■ **Available data**:
⁂

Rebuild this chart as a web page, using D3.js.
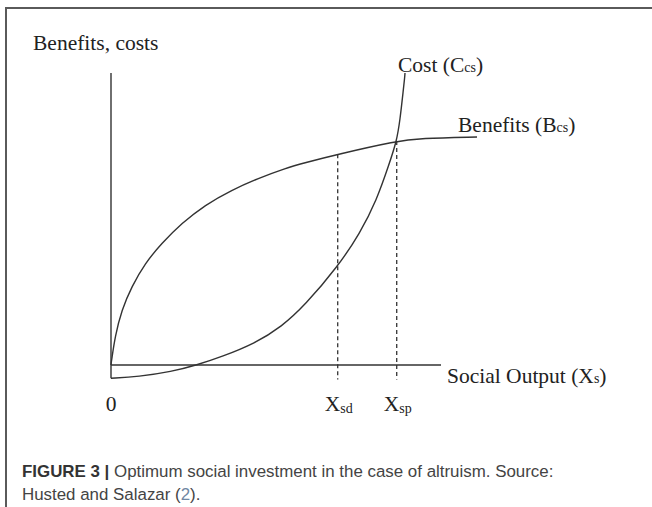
<!DOCTYPE html>
<html>
<head>
<meta charset="utf-8">
<script src="https://cdn.jsdelivr.net/npm/d3@7"></script>
<style>
  body { margin: 0; background: #fff; }
  svg { display: block; }
</style>
</head>
<body>
<svg id="chart" width="652" height="507"></svg>
<script>
// Curve values (arbitrary units, x axis runs 0..100)
const benefitX = [0, 0.05, 0.21, 1.21, 3.24, 6.27, 10.3, 15.36, 21.42, 28.48, 36.58, 44.64, 52.73, 58.79, 68.7, 86.58, 93.64, 110.91];
const benefitY = [0, 0.8, 1.71, 9.69, 18.84, 26.82, 34.83, 41.68, 48.53, 54.79, 59.93, 63.94, 67.36, 69.28, 72.16, 76.71, 77.64, 78.08];

const costX = [0, 8.27, 18.39, 25.97, 33.55, 43.64, 51.73, 58.79, 68.7, 75.45, 80.52, 84.2, 86.58, 87.58, 88.58, 89.0, 89.09];
const costY = [-4.55, -4.01, -2.29, 0, 2.84, 7.43, 13.12, 20.5, 33.66, 45.1, 56.51, 68.5, 76.71, 83.9, 94.18, 98.5, 100];

// the two equilibrium outputs (dashed guides)
const markNames = ["sd", "sp"];
const markValues = [68.7, 86.58];
const markTops = [72.16, 76.71];

const yAxisLabel = "Benefits, costs";
const xAxisLabel = "Social Output (X";
const captionBold = "FIGURE 3 |";
const captionLine1 = " Optimum social investment in the case of altruism. Source:";
const captionLine2a = "Husted and Salazar (";
const captionRef = "2";
const captionLine2b = ").";

const svg = d3.select("#chart");

const x = d3.scaleLinear().domain([0, 100]).range([111, 441]);
const y = d3.scaleLinear().domain([0, 100]).range([365, 73]);

const ink = "#333";
const serif = "'Liberation Serif', 'Times New Roman', serif";
const big = 21.5, small = 14;

// frame: top and left rules only
svg.append("path")
  .attr("d", "M6,507 L6,8 L652,8")
  .attr("fill", "none")
  .attr("stroke", "#5a5a5a")
  .attr("stroke-width", 2);

// axes
svg.append("line")
  .attr("x1", x(0)).attr("x2", x(0))
  .attr("y1", y(100)).attr("y2", y(-4.55))
  .attr("stroke", ink).attr("stroke-width", 1.4);

svg.append("line")
  .attr("x1", x(0)).attr("x2", x(100))
  .attr("y1", y(0)).attr("y2", y(0))
  .attr("stroke", ink).attr("stroke-width", 1.4);

const line = d3.line()
  .x(d => x(d[0]))
  .y(d => y(d[1]))
  .curve(d3.curveBasis);

svg.append("path")
  .datum(d3.zip(benefitX, benefitY))
  .attr("d", line)
  .attr("fill", "none")
  .attr("stroke", ink)
  .attr("stroke-width", 1.4);

svg.append("path")
  .datum(d3.zip(costX, costY))
  .attr("d", line)
  .attr("fill", "none")
  .attr("stroke", ink)
  .attr("stroke-width", 1.4);

// dashed guides
markValues.forEach((v, i) => {
  svg.append("line")
    .attr("x1", x(v)).attr("x2", x(v))
    .attr("y1", y(markTops[i])).attr("y2", y(-5))
    .attr("stroke", ink)
    .attr("stroke-width", 1.3)
    .attr("stroke-dasharray", "4 3");

  const t = svg.append("text")
    .attr("x", x(v) - 13)
    .attr("y", 411)
    .attr("font-family", serif)
    .attr("font-size", big)
    .attr("fill", "#222");
  t.append("tspan").text("X");
  t.append("tspan").attr("font-size", small).attr("dy", 2).text(markNames[i]);
});

svg.append("text")
  .attr("x", x(0))
  .attr("y", 411)
  .attr("text-anchor", "middle")
  .attr("font-family", serif)
  .attr("font-size", big)
  .attr("fill", "#222")
  .text("0");

// labels
svg.append("text")
  .attr("x", 33).attr("y", 50)
  .attr("font-family", serif)
  .attr("font-size", big)
  .attr("fill", "#222")
  .text(yAxisLabel);

const costLbl = svg.append("text")
  .attr("x", 398).attr("y", 72)
  .attr("font-family", serif)
  .attr("font-size", big)
  .attr("fill", "#222");
costLbl.append("tspan").text("Cost (C");
costLbl.append("tspan").attr("font-size", small).text("cs");
costLbl.append("tspan").text(")");

const benLbl = svg.append("text")
  .attr("x", 458).attr("y", 132)
  .attr("font-family", serif)
  .attr("font-size", big)
  .attr("fill", "#222");
benLbl.append("tspan").text("Benefits (B");
benLbl.append("tspan").attr("font-size", small).text("cs");
benLbl.append("tspan").text(")");

const xLbl = svg.append("text")
  .attr("x", x(100) + 6).attr("y", 383)
  .attr("font-family", serif)
  .attr("font-size", big)
  .attr("fill", "#222");
xLbl.append("tspan").text(xAxisLabel);
xLbl.append("tspan").attr("font-size", small).text("s");
xLbl.append("tspan").text(")");

// caption
const sans = "'Liberation Sans', Arial, sans-serif";
const capSize = 16.9;
const cap1 = svg.append("text")
  .attr("x", 22).attr("y", 477)
  .attr("font-family", sans)
  .attr("font-size", capSize)
  .attr("fill", "#444");
cap1.append("tspan").attr("font-weight", "bold").attr("fill", "#333").text(captionBold);
cap1.append("tspan").text(captionLine1);

const cap2 = svg.append("text")
  .attr("x", 22).attr("y", 500)
  .attr("font-family", sans)
  .attr("font-size", capSize)
  .attr("fill", "#444");
cap2.append("tspan").text(captionLine2a);
cap2.append("tspan").attr("fill", "#6f87a3").text(captionRef);
cap2.append("tspan").text(captionLine2b);
</script>
</body>
</html>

⁂

■ **What needs to be done**:
Repeat the listing in full and exactly. Leave any pictures out.

■ **Full answer**:
Rebuild this chart as a web page, using D3.js.
<!DOCTYPE html>
<html>
<head>
<meta charset="utf-8">
<script src="https://cdn.jsdelivr.net/npm/d3@7"></script>
<style>
  body { margin: 0; background: #fff; }
  svg { display: block; }
</style>
</head>
<body>
<svg id="chart" width="652" height="507"></svg>
<script>
// Curve values (arbitrary units, x axis runs 0..100)
const benefitX = [0, 0.05, 0.21, 1.21, 3.24, 6.27, 10.3, 15.36, 21.42, 28.48, 36.58, 44.64, 52.73, 58.79, 68.7, 86.58, 93.64, 110.91];
const benefitY = [0, 0.8, 1.71, 9.69, 18.84, 26.82, 34.83, 41.68, 48.53, 54.79, 59.93, 63.94, 67.36, 69.28, 72.16, 76.71, 77.64, 78.08];

const costX = [0, 8.27, 18.39, 25.97, 33.55, 43.64, 51.73, 58.79, 68.7, 75.45, 80.52, 84.2, 86.58, 87.58, 88.58, 89.0, 89.09];
const costY = [-4.55, -4.01, -2.29, 0, 2.84, 7.43, 13.12, 20.5, 33.66, 45.1, 56.51, 68.5, 76.71, 83.9, 94.18, 98.5, 100];

// the two equilibrium outputs (dashed guides)
const markNames = ["sd", "sp"];
const markValues = [68.7, 86.58];
const markTops = [72.16, 76.71];

const yAxisLabel = "Benefits, costs";
const xAxisLabel = "Social Output (X";
const captionBold = "FIGURE 3 |";
const captionLine1 = " Optimum social investment in the case of altruism. Source:";
const captionLine2a = "Husted and Salazar (";
const captionRef = "2";
const captionLine2b = ").";

const svg = d3.select("#chart");

const x = d3.scaleLinear().domain([0, 100]).range([111, 441]);
const y = d3.scaleLinear().domain([0, 100]).range([365, 73]);

const ink = "#333";
const serif = "'Liberation Serif', 'Times New Roman', serif";
const big = 21.5, small = 14;

// frame: top and left rules only
svg.append("path")
  .attr("d", "M6,507 L6,8 L652,8")
  .attr("fill", "none")
  .attr("stroke", "#5a5a5a")
  .attr("stroke-width", 2);

// axes
svg.append("line")
  .attr("x1", x(0)).attr("x2", x(0))
  .attr("y1", y(100)).attr("y2", y(-4.55))
  .attr("stroke", ink).attr("stroke-width", 1.4);

svg.append("line")
  .attr("x1", x(0)).attr("x2", x(100))
  .attr("y1", y(0)).attr("y2", y(0))
  .attr("stroke", ink).attr("stroke-width", 1.4);

const line = d3.line()
  .x(d => x(d[0]))
  .y(d => y(d[1]))
  .curve(d3.curveBasis);

svg.append("path")
  .datum(d3.zip(benefitX, benefitY))
  .attr("d", line)
  .attr("fill", "none")
  .attr("stroke", ink)
  .attr("stroke-width", 1.4);

svg.append("path")
  .datum(d3.zip(costX, costY))
  .attr("d", line)
  .attr("fill", "none")
  .attr("stroke", ink)
  .attr("stroke-width", 1.4);

// dashed guides
markValues.forEach((v, i) => {
  svg.append("line")
    .attr("x1", x(v)).attr("x2", x(v))
    .attr("y1", y(markTops[i])).attr("y2", y(-5))
    .attr("stroke", ink)
    .attr("stroke-width", 1.3)
    .attr("stroke-dasharray", "4 3");

  const t = svg.append("text")
    .attr("x", x(v) - 13)
    .attr("y", 411)
    .attr("font-family", serif)
    .attr("font-size", big)
    .attr("fill", "#222");
  t.append("tspan").text("X");
  t.append("tspan").attr("font-size", small).attr("dy", 2).text(markNames[i]);
});

svg.append("text")
  .attr("x", x(0))
  .attr("y", 411)
  .attr("text-anchor", "middle")
  .attr("font-family", serif)
  .attr("font-size", big)
  .attr("fill", "#222")
  .text("0");

// labels
svg.append("text")
  .attr("x", 33).attr("y", 50)
  .attr("font-family", serif)
  .attr("font-size", big)
  .attr("fill", "#222")
  .text(yAxisLabel);

const costLbl = svg.append("text")
  .attr("x", 398).attr("y", 72)
  .attr("font-family", serif)
  .attr("font-size", big)
  .attr("fill", "#222");
costLbl.append("tspan").text("Cost (C");
costLbl.append("tspan").attr("font-size", small).text("cs");
costLbl.append("tspan").text(")");

const benLbl = svg.append("text")
  .attr("x", 458).attr("y", 132)
  .attr("font-family", serif)
  .attr("font-size", big)
  .attr("fill", "#222");
benLbl.append("tspan").text("Benefits (B");
benLbl.append("tspan").attr("font-size", small).text("cs");
benLbl.append("tspan").text(")");

const xLbl = svg.append("text")
  .attr("x", x(100) + 6).attr("y", 383)
  .attr("font-family", serif)
  .attr("font-size", big)
  .attr("fill", "#222");
xLbl.append("tspan").text(xAxisLabel);
xLbl.append("tspan").attr("font-size", small).text("s");
xLbl.append("tspan").text(")");

// caption
const sans = "'Liberation Sans', Arial, sans-serif";
const capSize = 16.9;
const cap1 = svg.append("text")
  .attr("x", 22).attr("y", 477)
  .attr("font-family", sans)
  .attr("font-size", capSize)
  .attr("fill", "#444");
cap1.append("tspan").attr("font-weight", "bold").attr("fill", "#333").text(captionBold);
cap1.append("tspan").text(captionLine1);

const cap2 = svg.append("text")
  .attr("x", 22).attr("y", 500)
  .attr("font-family", sans)
  .attr("font-size", capSize)
  .attr("fill", "#444");
cap2.append("tspan").text(captionLine2a);
cap2.append("tspan").attr("fill", "#6f87a3").text(captionRef);
cap2.append("tspan").text(captionLine2b);
</script>
</body>
</html>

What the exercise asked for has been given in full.